The problem is that you don’t have enough money. If you do have enough money, and your problem is ennui, lack of self-actualization, you’re a trust-fund kid looking for meaning, then this site isn’t the right site for you. The rat-faced man isn’t about ascending the Maslow hierarchy.
Strangely, in modern life, you can have healthy family relationships, intellectual fulfillment, artistic sensibility, keen insight into your achievements and failings, and still be stone broke. In peasant life 200 years ago, things worked a little differently. But today, we live in misery and intense competition not despite but in consequence of material abundance.
The generationally unemployed carry mobile messaging and pornography access devices with enough computational power to put a man on the moon, like an Idiocracy version of Star Trek. Urban poors living in food deserts eat like Henry VIII and become even more obese. For those with a low Malthusian threshold, who breed and chill as soon as they have a roof and three meals a day, this is abundance beyond their wildest dreams. For those still attempting to live with some dignity, however, these conditions present insurmountable problems.
For, just as food and toys have become cheap, education and middle-class acceptable housing have become intolerably expensive. Our educated middle class has refused to accept either of two major lifestyle hits: cutting consumption (and giving up the wife’s income) to afford children, or adopting an actuarial, pragmatic approach to life planning. (Clueless people, such as baby boomers, call this “giving up on your dreams.”) Basically, we don’t want to give up brunch, so we gave up families and the old middle-class aspirations.
Part of the problem is that our educated classes are spread too thin. In a sane world, poors would need to do things for you because your value add isn’t in boiling potatoes or folding laundry. Now, you do things for them (it’s called patriotism, asshole,) while they mostly idle around or work in menial capacities for megacorps. It’s comical to see lawyers and engineers working 60-hr weeks who can’t take time to go to the doctor or get a haircut and who run around at 8 pm mowing their lawns and vacuuming their houses. Bonus points if it’s a dual-income household and one is doing all the housework while the other rounds up the kids for bedtime. You feeling rich yet, jerks?
So, like I said before, you don’t have enough money. You can’t seriously mean to tell me that you can afford to get married at 24, buy a house in a safe neighborhood, start a family, work 9-5, fund your retirement, and so forth. Judging by the numbers, very few millennials are doing all of those things and many are doing none of them. In fact, the old middle-class life plan is deader than disco. Entire cities have been rendered unaffordable by the middle class; we’re talking cities where the average house costs around 16.5x the average after-tax family income.

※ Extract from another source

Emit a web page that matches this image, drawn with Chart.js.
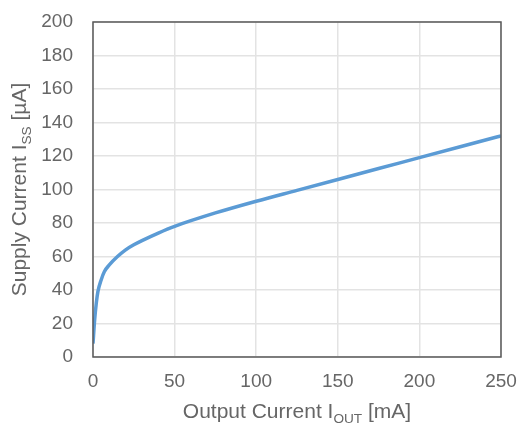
<!DOCTYPE html>
<html><head><meta charset="utf-8">
<script src="https://cdn.jsdelivr.net/npm/chart.js@4/dist/chart.umd.min.js"></script>
<style>html,body{margin:0;padding:0;background:#fff}#wrap{width:521px;height:430px}</style>
</head><body><div id="wrap"><canvas id="c"></canvas></div>
<script>
const outputCurrent = [0, 1, 2, 3, 5, 7, 10, 15, 20, 25, 30, 40, 50, 75, 100, 125, 150, 175, 200, 225, 250];
const supplyCurrent = [8, 22, 32, 39, 46, 51, 55, 60, 64, 67, 69.5, 74, 78, 86, 93, 99.5, 106, 112.5, 119, 125.5, 132];
const xTicks = [0, 50, 100, 150, 200, 250];
const yTicks = [0, 20, 40, 60, 80, 100, 120, 140, 160, 180, 200];
const xTitle = ["Output Current I", "OUT", " [mA]"];
const yTitle = ["Supply Current I", "SS", " [µA]"];

const FONT = "'Liberation Sans', Arial, sans-serif";
const GRAY = '#666666';

function drawSubTitle(ctx, parts, size) {
  ctx.font = size + 'px ' + FONT;
  const w0 = ctx.measureText(parts[0]).width;
  const w2 = ctx.measureText(parts[2]).width;
  ctx.font = (size * 0.65) + 'px ' + FONT;
  const w1 = ctx.measureText(parts[1]).width;
  const total = w0 + w1 + w2;
  let x = -total / 2;
  ctx.textBaseline = 'alphabetic';
  ctx.textAlign = 'left';
  ctx.font = size + 'px ' + FONT;
  ctx.fillText(parts[0], x, size * 0.35); x += w0;
  ctx.font = (size * 0.65) + 'px ' + FONT;
  ctx.fillText(parts[1], x, size * 0.35 + size * 0.22); x += w1;
  ctx.font = size + 'px ' + FONT;
  ctx.fillText(parts[2], x, size * 0.35);
}

const deco = {
  id: 'deco',
  afterDraw(chart) {
    const {ctx, chartArea: a} = chart;
    ctx.save();
    ctx.strokeStyle = '#595959';
    ctx.lineWidth = 1.5;
    ctx.strokeRect(a.left, a.top, a.right - a.left, a.bottom - a.top);
    ctx.fillStyle = GRAY;
    ctx.save();
    ctx.translate((a.left + a.right) / 2, 411);
    drawSubTitle(ctx, xTitle, 21);
    ctx.restore();
    ctx.save();
    ctx.translate(19, (a.top + a.bottom) / 2);
    ctx.rotate(-Math.PI / 2);
    drawSubTitle(ctx, yTitle, 21);
    ctx.restore();
    ctx.restore();
  }
};

new Chart(document.getElementById('c'), {
  type: 'line',
  data: {
    datasets: [{
      data: outputCurrent.map((x, i) => ({x, y: supplyCurrent[i]})),
      borderColor: '#5B9BD5',
      borderWidth: 3.5,
      pointRadius: 0,
      cubicInterpolationMode: 'monotone',
      fill: false
    }]
  },
  options: {
    responsive: true,
    maintainAspectRatio: false,
    animation: false,
    layout: {padding: {top: 22, right: 20, left: 0, bottom: 0}},
    plugins: {legend: {display: false}, tooltip: {enabled: false}},
    scales: {
      x: {
        type: 'linear', min: 0, max: 250,
        afterBuildTicks(s) { s.ticks = xTicks.map(v => ({value: v})); },
        afterFit(s) { s.height = 73; s.paddingLeft = 0; s.paddingRight = 0; },
        grid: {color: '#e3e3e3', lineWidth: 1.5, drawTicks: false},
        border: {display: false},
        ticks: {color: GRAY, font: {family: FONT, size: 19}, padding: 13, maxRotation: 0}
      },
      y: {
        type: 'linear', min: 0, max: 200,
        afterBuildTicks(s) { s.ticks = yTicks.map(v => ({value: v})); },
        afterFit(s) { s.width = 93; s.paddingTop = 0; s.paddingBottom = 0; },
        grid: {color: '#e3e3e3', lineWidth: 1.5, drawTicks: false},
        border: {display: false},
        ticks: {color: GRAY, font: {family: FONT, size: 19}, padding: 20}
      }
    }
  },
  plugins: [deco]
});
</script></body></html>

Let’s be clear: if you’re even close to average today, you’re poor. In much of North America, you can’t afford to live anywhere close to your job and you can’t afford to marry. Dress it up all you want, that’s what poor is. Before Levittown, most Americans lived on farms or in tenements, and we’re going back to that today, with young professionals living in efficiencies, 1-BRs, group situations, or homemade “pods” on someone’s bedroom floor. (Note that podbrah still pays about half of the inflation-adjusted cost of a 2-BR Manhattan apartment ca. 1940, except he gets a space about the size of a coffin instead of, yanno, an apartment.)
Even if you get a “1%” job as a surgeon, techie or Wall Street jock, you’ll be in your mid-to-late thirties before you can kick the old middle-class plan off, assuming you execute perfectly for around 20 years straight (ages ~15, when you start seriously prepping for college apps, and ~35, when you’re “made.”) Let’s consider an example. You want to be a surgeon? The typical med student starts at 25 (24 for MD, 26 for DO.) 4 years of med school: 29. 3-6 years for residency: 32-35. Tack on a year for fellowship: 33-36, most likely 35 or 36 for a surgeon.
So there you are, closer to 40 than 30, you’ve got total lifetime earnings of maybe $150,000, and you’re probably about $180,000 in the hole. If you’re a woman, you’re facing an elevated risk of birth defects and, if you start cranking out babies, stunted professional prospects at the very moment that your debt-service issues are becoming acute. You gonna have kids and a mortgage under those circumstances? No wonder people are now pretending that they enjoy downsizing their life plans. What other choice do they have? “Oh yes, I always dreamed of a 1-BR apartment. Childfree by choice! Paying a $2,500/month loan nut to rat-faced men until I’m 47 is definitely better than owning property!” Brunches replace families and roots, and when you die, you’re eaten by your cats. Meanwhile your dad retired at 55 to a lifestyle of Jimmy Buffet, boner pills, Harleys, and his third wife (who will inherit whatever’s left after the beach house gets paid off.)
The first step is admitting you have a problem. You need money. Once you recognize this First Ratty Truth, we can make progress.